En este escenario, algunas regiones sufren atroces sequías, como gran parte del África meridional. Los países más afectados fueron Malawi, Angola, Zambia, Zimbabwe, Mozambique, Madagascar y Lesotho. Mientras que en otras zonas las lluvias vienen generando graves inconvenientes: lo que sucede en el centro-este de la Argentina se replica en otros puntos del planeta, donde se baten récords históricos de precipitaciones.

Hace apenas cuatro meses, el Banco Mundial elaboró un informe donde se advertía que “las inundaciones son el mayor desastre natural que amenaza a la Argentina, y representan el 60% de los desastres naturales y el 95% de los daños económicos”.

El mismo documento planteaba: “Una comparación visual entre la distribución espacial de la deforestación y los eventos de inundaciones sugiere que las mayores inundaciones ribereñas ocurren en regiones deforestadas... Los canales de drenaje que se construyeron en los humedales con el fin de reducir el riesgo de inundación, cambiaron la hidrología y produjeron mayores escurrimientos que resultaron en más inundaciones y sedimentación”.

Frente a estos datos, resulta llamativo que este tema haya estado ausente -al menos hasta ahora- en el debate público-político nacional.
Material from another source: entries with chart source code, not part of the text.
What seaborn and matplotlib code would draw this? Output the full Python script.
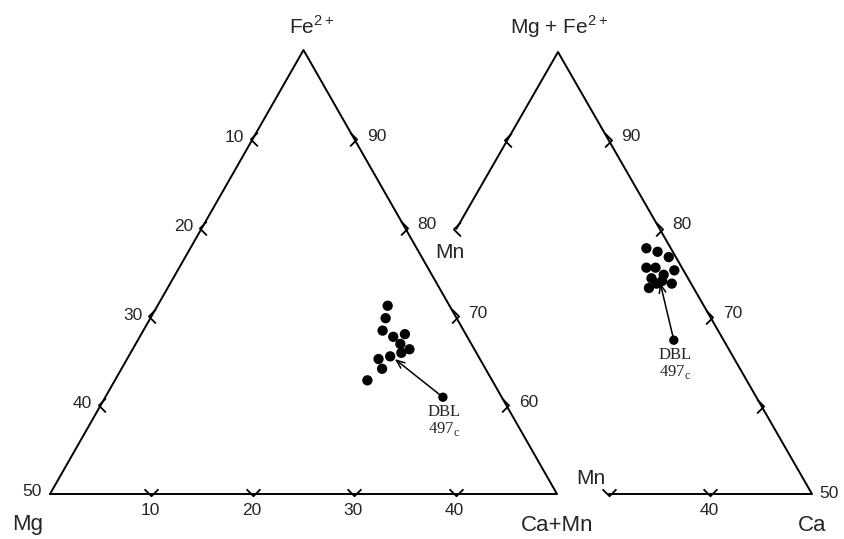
import matplotlib
matplotlib.use("Agg")
import matplotlib.pyplot as plt
import numpy as np
import seaborn as sns
from matplotlib.path import Path

# apex scale (Fe2+ or Mg+Fe2+) runs 50..100, base scale (Ca+Mn or Ca) runs 0..50
left_fe = [71.2, 69.8, 68.4, 67.7, 68.0, 66.9, 66.3, 65.9, 65.5, 65.2, 64.1, 62.8]
left_camn = [22.7, 23.2, 23.6, 25.0, 26.0, 26.1, 27.3, 26.7, 25.8, 24.8, 25.7, 24.9]
left_dbl = (60.9, 33.3)
left_dbl_tip = (65.2, 26.4)

right_fe = [77.8, 77.4, 76.8, 75.6, 75.6, 75.3, 74.8, 74.4, 74.1, 73.8, 73.3, 73.8]
right_ca = [19.8, 21.1, 22.5, 20.9, 21.8, 23.8, 23.0, 22.0, 23.2, 24.3, 22.3, 22.8]
right_dbl = (67.4, 27.7)
right_dbl_tip = (73.9, 23.1)

edge_ticks = [90, 80, 70, 60]
base_ticks = [10, 20, 30, 40]

H = np.sqrt(3) / 2


def tern(apex, base):
    a = (np.asarray(apex, dtype=float) - 50) / 50
    b = np.asarray(base, dtype=float) / 50
    return b + a / 2, a * H


# chevron tick marks
CODES = [Path.MOVETO, Path.LINETO, Path.LINETO]
CHEV_L = Path([(0.5, 0.8), (-0.3, 0), (0.5, -0.8)], CODES)
CHEV_R = Path([(-0.5, 0.8), (0.3, 0), (-0.5, -0.8)], CODES)
CHEV_D = Path([(-0.8, 0.6), (0, -0.2), (0.8, 0.6)], CODES)


def chevrons(ax, apex, base, marker):
    x, y = tern(apex, base)
    ax.plot(x, y, ls='none', marker=marker, ms=10, mfc='none', mec='black',
            mew=1.3, clip_on=False)


def label(ax, apex, base, text, dx, dy, size=12.5, **kw):
    x, y = tern(apex, base)
    ax.annotate(text, (x, y), xytext=(dx, dy), textcoords='offset points',
                ha='center', va='center', fontsize=size, annotation_clip=False, **kw)


def dbl(ax, point, tip):
    px, py = tern(*point)
    tx, ty = tern(*tip)
    ax.annotate('', xy=(tx, ty), xytext=(px, py),
                arrowprops=dict(arrowstyle='->,head_length=0.5,head_width=0.2',
                                lw=1.1, color='black', shrinkA=3, shrinkB=0))
    ax.annotate('DBL\n497$_\\mathregular{c}$', (px, py), xytext=(1, -5),
                textcoords='offset points', ha='center', va='top', fontsize=12,
                family=['Liberation Serif', 'DejaVu Serif'], linespacing=1.0)


sns.set_theme(style='white')
plt.rcParams['font.family'] = ['Liberation Sans', 'DejaVu Sans']
plt.rcParams['mathtext.fontset'] = 'custom'
plt.rcParams['mathtext.rm'] = 'Liberation Sans'

fig = plt.figure(figsize=(8.44, 5.39), dpi=100)
fig.patch.set_facecolor('white')

axl = fig.add_axes([50 / 844, 45 / 539, 507 / 844, 444 / 539])
axr = fig.add_axes([304 / 844, 45 / 539, 508 / 844, 442 / 539])
for ax in (axl, axr):
    ax.set_xlim(0, 1)
    ax.set_ylim(0, H)
    ax.set_axis_off()
    ax.patch.set_visible(False)

# ---- left diagram: Fe2+ / Mg / Ca+Mn
x, y = tern([50, 50, 100, 50], [0, 50, 0, 0])
axl.plot(x, y, color='black', lw=1.4, clip_on=False)
chevrons(axl, edge_ticks, [0] * 4, CHEV_L)
chevrons(axl, edge_ticks, [100 - v for v in edge_ticks], CHEV_R)
chevrons(axl, [50] * 4, base_ticks, CHEV_D)
for v in edge_ticks:
    label(axl, v, 0, str(100 - v), -13, 1)
    label(axl, v, 100 - v, str(v), 16, 2)
for v in base_ticks:
    label(axl, 50, v, str(v), -1, -12)
label(axl, 50, 0, '50', -13, 1.5)
label(axl, 100, 0, 'Fe$^{2+}$', 6, 17, size=15)
label(axl, 50, 0, 'Mg', -16, -22, size=16)
label(axl, 50, 50, 'Ca+Mn', 0, -23, size=16)
sns.scatterplot(x=tern(left_fe, left_camn)[0], y=tern(left_fe, left_camn)[1],
                ax=axl, color='black', s=55, edgecolor='none', legend=False, clip_on=False)
sns.scatterplot(x=[tern(*left_dbl)[0]], y=[tern(*left_dbl)[1]],
                ax=axl, color='black', s=45, edgecolor='none', legend=False)
dbl(axl, left_dbl, left_dbl_tip)

# ---- right diagram: Mg+Fe2+ / Mn / Ca
x, y = tern([80, 100, 50, 50], [0, 0, 50, 30])
axr.plot(x, y, color='black', lw=1.4, clip_on=False)
chevrons(axr, [90, 80], [0, 0], CHEV_L)
chevrons(axr, edge_ticks, [100 - v for v in edge_ticks], CHEV_R)
chevrons(axr, [50, 50], [30, 40], CHEV_D)
for v in edge_ticks[:3]:
    label(axr, v, 100 - v, str(v), 16, 3)
label(axr, 50, 40, '40', -1, -12)
label(axr, 50, 50, '50', 12, 0)
label(axr, 100, 0, 'Mg + Fe$^{2+}$', 1, 18, size=15)
label(axr, 80, 0, 'Mn', -5, -17, size=15)
label(axr, 50, 30, 'Mn', -13, 11.5, size=15)
label(axr, 50, 50, 'Ca', 0, -23, size=16)
sns.scatterplot(x=tern(right_fe, right_ca)[0], y=tern(right_fe, right_ca)[1],
                ax=axr, color='black', s=55, edgecolor='none', legend=False)
sns.scatterplot(x=[tern(*right_dbl)[0]], y=[tern(*right_dbl)[1]],
                ax=axr, color='black', s=45, edgecolor='none', legend=False)
dbl(axr, right_dbl, right_dbl_tip)

fig.savefig('out.png', dpi=100, facecolor='white')
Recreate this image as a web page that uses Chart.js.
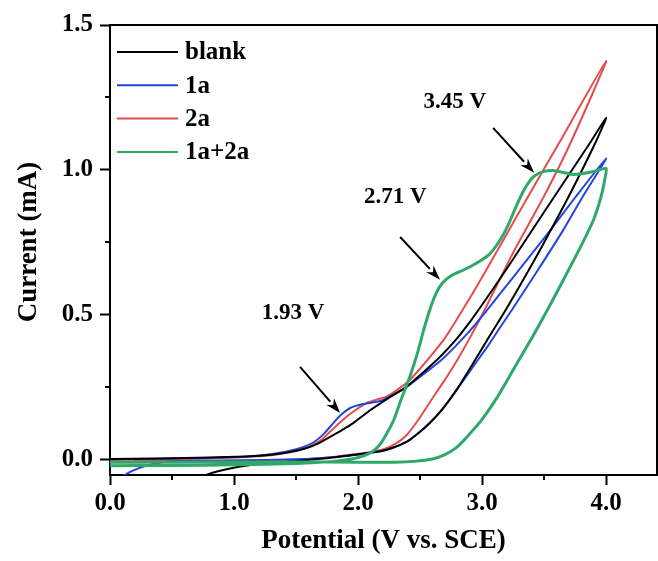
<!DOCTYPE html>
<html>
<head>
<meta charset="utf-8">
<script src="https://cdn.jsdelivr.net/npm/chart.js@4.4.0/dist/chart.umd.min.js"></script>
<style>
  html, body { margin: 0; padding: 0; background: #fff; }
  #wrap { width: 658px; height: 561px; }
</style>
</head>
<body>
<div id="wrap"><canvas id="cv" width="658" height="561"></canvas></div>
<script>
// series names (legend order)
const seriesLabels = ['blank', '1a', '2a', '1a+2a'];

// each loop: anodic sweep 0 -> 4 V, then back
const blankV = [0.00, 0.40, 0.80, 1.10, 1.30, 1.45, 1.58, 1.68, 1.77, 1.87, 1.96, 2.10, 2.25, 2.39, 2.52, 2.66, 2.80, 2.90, 3.00, 3.20, 3.50, 3.88, 4.00,
                3.92, 3.70, 3.50, 3.35, 3.19, 3.05, 2.93, 2.80, 2.68, 2.58, 2.48, 2.39, 2.28, 2.18, 2.05, 1.94, 1.77, 1.50, 1.27, 1.05, 0.93, 0.82, 0.72];
const blankI = [0.003, 0.005, 0.008, 0.012, 0.018, 0.027, 0.040, 0.057, 0.079, 0.103, 0.127, 0.172, 0.215, 0.252, 0.300, 0.355, 0.420, 0.475, 0.535, 0.660, 0.855, 1.100, 1.180,
                1.100, 0.910, 0.750, 0.635, 0.517, 0.420, 0.335, 0.245, 0.175, 0.128, 0.090, 0.062, 0.042, 0.030, 0.022, 0.016, 0.007, -0.004, -0.011, -0.023, -0.033, -0.045, -0.060];

const oneAV = [0.00, 0.40, 0.80, 1.10, 1.30, 1.45, 1.56, 1.64, 1.72, 1.80, 1.87, 1.94, 2.04, 2.18, 2.31, 2.42, 2.54, 2.66, 2.78, 2.90, 3.04, 3.25, 3.51, 3.75, 4.00,
               3.80, 3.65, 3.45, 3.24, 3.15, 3.05, 2.95, 2.80, 2.68, 2.58, 2.48, 2.39, 2.28, 2.18, 2.00, 1.77, 1.50, 1.00, 0.70, 0.50, 0.40, 0.27, 0.18, 0.12, 0.08];
const oneAI = [0.002, 0.004, 0.007, 0.012, 0.020, 0.032, 0.045, 0.060, 0.088, 0.127, 0.158, 0.180, 0.193, 0.203, 0.230, 0.260, 0.300, 0.340, 0.390, 0.445, 0.517, 0.630, 0.770, 0.905, 1.040,
               0.900, 0.790, 0.655, 0.517, 0.460, 0.395, 0.335, 0.245, 0.175, 0.128, 0.090, 0.062, 0.042, 0.030, 0.019, 0.008, 0.002, -0.002, -0.003, -0.005, -0.010, -0.023, -0.038, -0.052, -0.065];

const twoAV = [0.00, 0.40, 0.80, 1.10, 1.30, 1.45, 1.56, 1.64, 1.72, 1.80, 1.87, 1.94, 2.07, 2.15, 2.23, 2.31, 2.39, 2.48, 2.58, 2.70, 2.84, 3.00, 3.16, 3.40, 3.63, 4.00,
               3.72, 3.50, 3.25, 3.02, 2.90, 2.80, 2.69, 2.58, 2.48, 2.39, 2.30, 2.20, 2.05, 1.90, 1.70, 1.40, 1.00, 0.50, 0.20];
const twoAI = [0.000, 0.003, 0.006, 0.010, 0.016, 0.026, 0.038, 0.052, 0.075, 0.108, 0.135, 0.160, 0.197, 0.208, 0.218, 0.240, 0.265, 0.305, 0.355, 0.420, 0.515, 0.630, 0.750, 0.930, 1.100, 1.376,
               1.100, 0.910, 0.715, 0.517, 0.420, 0.345, 0.270, 0.200, 0.135, 0.085, 0.055, 0.036, 0.024, 0.016, 0.006, 0.000, -0.002, -0.003, -0.003];

const mixV = [0.00, 0.50, 1.00, 1.50, 1.80, 1.95, 2.05, 2.12, 2.18, 2.23, 2.29, 2.34, 2.42, 2.48, 2.53, 2.58, 2.63, 2.68, 2.75, 2.85, 2.96, 3.06, 3.14, 3.21, 3.27, 3.33, 3.38, 3.43, 3.50, 3.57, 3.65, 3.72, 3.80, 3.90, 4.00,
              3.99, 3.96, 3.90, 3.80, 3.66, 3.53, 3.40, 3.25, 3.12, 3.00, 2.90, 2.80, 2.70, 2.60, 2.45, 2.30, 2.00, 1.50, 1.00, 0.50, 0.00];
const mixI = [-0.020, -0.019, -0.017, -0.012, -0.005, 0.003, 0.015, 0.030, 0.055, 0.090, 0.140, 0.200, 0.290, 0.370, 0.450, 0.520, 0.575, 0.610, 0.635, 0.655, 0.680, 0.710, 0.755, 0.810, 0.870, 0.925, 0.960, 0.982, 0.995, 0.998, 0.992, 0.985, 0.987, 0.995, 1.005,
              0.970, 0.910, 0.830, 0.740, 0.625, 0.520, 0.420, 0.310, 0.215, 0.140, 0.090, 0.045, 0.018, 0.003, -0.005, -0.008, -0.008, -0.007, -0.007, -0.008, -0.008];

// axes
const xTicks = [0, 1, 2, 3, 4];
const xMinor = [0.5, 1.5, 2.5, 3.5];
const yTicks = [0, 0.5, 1.0, 1.5];
const yMinor = [0.25, 0.75, 1.25];
const yTitle = 'Current (mA)';

// peak annotations
const peakLabels = ['1.93 V', '2.71 V', '3.45 V'];

Chart.defaults.font.family = '"Liberation Serif", "Times New Roman", serif';
Chart.defaults.color = '#000';

const tickFont = { size: 25, weight: 'bold' };
const titleFont = { size: 27, weight: 'bold' };

function pairs(xs, ys) {
    return xs.map((v, i) => ({ x: v, y: ys[i] }));
}

// top/right frame, minor ticks, y title (sits a bit above centre in the original)
const framePlugin = {
    id: 'frame',
    afterDraw(chart) {
        const { ctx, chartArea: a, scales: { x, y } } = chart;
        ctx.save();
        ctx.strokeStyle = '#000';
        ctx.lineWidth = 2;
        ctx.beginPath();
        ctx.moveTo(a.left, a.top);
        ctx.lineTo(a.right, a.top);
        ctx.lineTo(a.right, a.bottom);
        xMinor.forEach(v => {
            const px = Math.round(x.getPixelForValue(v));
            ctx.moveTo(px, a.bottom);
            ctx.lineTo(px, a.bottom + 5);
        });
        yMinor.forEach(v => {
            const py = Math.round(y.getPixelForValue(v));
            ctx.moveTo(a.left, py);
            ctx.lineTo(a.left - 5, py);
        });
        ctx.stroke();

        ctx.translate(29, a.top + (a.bottom - a.top) / 2 - 8);
        ctx.rotate(-Math.PI / 2);
        ctx.font = 'bold 27px "Liberation Serif"';
        ctx.textAlign = 'center';
        ctx.textBaseline = 'middle';
        ctx.fillStyle = '#000';
        ctx.fillText(yTitle, 0, 0);
        ctx.restore();
    }
};

// legend sits inside the plot, top left
const insideLegend = {
    id: 'insideLegend',
    afterDatasetsDraw(chart) {
        const { ctx, chartArea: a } = chart;
        ctx.save();
        ctx.font = 'bold 25px "Liberation Serif"';
        ctx.textBaseline = 'middle';
        ctx.textAlign = 'left';
        chart.data.datasets.forEach((ds, i) => {
            const yy = a.top + 27 + i * 33.3;
            ctx.strokeStyle = ds.borderColor;
            ctx.lineWidth = 2;
            ctx.beginPath();
            ctx.moveTo(a.left + 7, yy);
            ctx.lineTo(a.left + 68, yy);
            ctx.stroke();
            ctx.fillStyle = '#000';
            ctx.fillText(ds.label, a.left + 75, yy + 1);
        });
        ctx.restore();
    }
};

// labels with arrows pointing to the peaks
const peakArrows = {
    id: 'peakArrows',
    afterDatasetsDraw(chart, args, opts) {
        const { ctx, scales: { x, y } } = chart;
        ctx.save();
        ctx.font = 'bold 23px "Liberation Serif"';
        ctx.textAlign = 'center';
        ctx.textBaseline = 'middle';
        ctx.fillStyle = '#000';
        ctx.strokeStyle = '#000';
        ctx.lineWidth = 2;
        opts.items.forEach((it, i) => {
            ctx.fillText(peakLabels[i], x.getPixelForValue(it.text[0]), y.getPixelForValue(it.text[1]));
            const x0 = x.getPixelForValue(it.from[0]), y0 = y.getPixelForValue(it.from[1]);
            const x1 = x.getPixelForValue(it.to[0]), y1 = y.getPixelForValue(it.to[1]);
            const ang = Math.atan2(y1 - y0, x1 - x0);
            const head = 15, half = 5;
            const bx = x1 - head * Math.cos(ang), by = y1 - head * Math.sin(ang);
            ctx.beginPath();
            ctx.moveTo(x0, y0);
            ctx.lineTo(bx, by);
            ctx.stroke();
            ctx.beginPath();
            ctx.moveTo(x1, y1);
            ctx.lineTo(bx + half * Math.sin(ang), by - half * Math.cos(ang));
            ctx.lineTo(x1 - 0.7 * head * Math.cos(ang), y1 - 0.7 * head * Math.sin(ang));
            ctx.lineTo(bx - half * Math.sin(ang), by + half * Math.cos(ang));
            ctx.closePath();
            ctx.fill();
        });
        ctx.restore();
    }
};

const lineDefaults = { showLine: true, pointRadius: 0, fill: false, tension: 0.2, borderWidth: 2 };

new Chart(document.getElementById('cv'), {
    type: 'scatter',
    data: {
        datasets: [
            { ...lineDefaults, label: seriesLabels[0], data: pairs(blankV, blankI), borderColor: '#000000', order: 1 },
            { ...lineDefaults, label: seriesLabels[1], data: pairs(oneAV, oneAI), borderColor: '#2444dc', order: 1 },
            { ...lineDefaults, label: seriesLabels[2], data: pairs(twoAV, twoAI), borderColor: '#e64c4c', order: 1 },
            { ...lineDefaults, label: seriesLabels[3], data: pairs(mixV, mixI), borderColor: '#2fa86a', borderWidth: 3, order: 0 }
        ]
    },
    options: {
        responsive: false,
        animation: false,
        layout: { padding: { top: 25, right: 1, left: 0, bottom: 0 } },
        plugins: {
            legend: { display: false },
            tooltip: { enabled: false },
            peakArrows: {
                items: [
                    { text: [1.476, 0.507], from: [1.532, 0.321], to: [1.855, 0.162] },
                    { text: [2.30, 0.907], from: [2.339, 0.769], to: [2.661, 0.621] },
                    { text: [2.78, 1.234], from: [3.089, 1.145], to: [3.42, 0.99] }
                ]
            }
        },
        scales: {
            x: {
                type: 'linear',
                min: 0,
                max: 4.41,
                afterBuildTicks: s => { s.ticks = xTicks.map(v => ({ value: v })); },
                afterFit: s => { s.height = 86; },
                ticks: { autoSkip: false, maxRotation: 0, padding: 4, font: tickFont, color: '#000', callback: v => v.toFixed(1) },
                grid: { drawOnChartArea: false, tickLength: 10, tickWidth: 2, tickColor: '#000' },
                border: { display: true, color: '#000', width: 2 },
                title: { display: true, text: 'Potential (V vs. SCE)', font: titleFont, color: '#000', padding: { top: 4, bottom: 4 } }
            },
            y: {
                type: 'linear',
                min: -0.052,
                max: 1.5,
                afterBuildTicks: s => { s.ticks = yTicks.map(v => ({ value: v })); },
                afterFit: s => { s.width = 110; },
                ticks: { autoSkip: false, padding: 7, font: tickFont, color: '#000', callback: v => v.toFixed(1) },
                grid: { drawOnChartArea: false, tickLength: 10, tickWidth: 2, tickColor: '#000' },
                border: { display: true, color: '#000', width: 2 },
                title: { display: false }
            }
        }
    },
    plugins: [framePlugin, insideLegend, peakArrows]
});
</script>
</body>
</html>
Salvo contadas excepciones -la ciudad de Santa Fe puede contarse entre ellas-, no parece que se haya comprendido la gravedad, ni la urgencia del problema.

Es verdad que la miopía de quienes debieron adoptar decisiones en materia de infraestructura durante los últimos años agravan las consecuencias del flagelo. Algunos de los que hoy levantan su dedo acusador deberían pedir disculpas y guardar un silencio respetuoso. Pero lamentarse por lo que no se hizo de poco sirve.

El inmenso espejo de agua interpela y refleja las dificultades que hasta ahora existieron para comprender la situación y alcanzar acuerdos que permitan planificar para el mediano y largo plazo.

La realidad exige respuestas consensuadas, inteligentes y urgentes. Los efectos del cambio climático parecen irreversibles. Lo que aún resta saber, es si los gobiernos y la sociedad en general serán capaces de reaccionar a la altura de las circunstancias.

El futuro es hoy. La responsabilidad, también.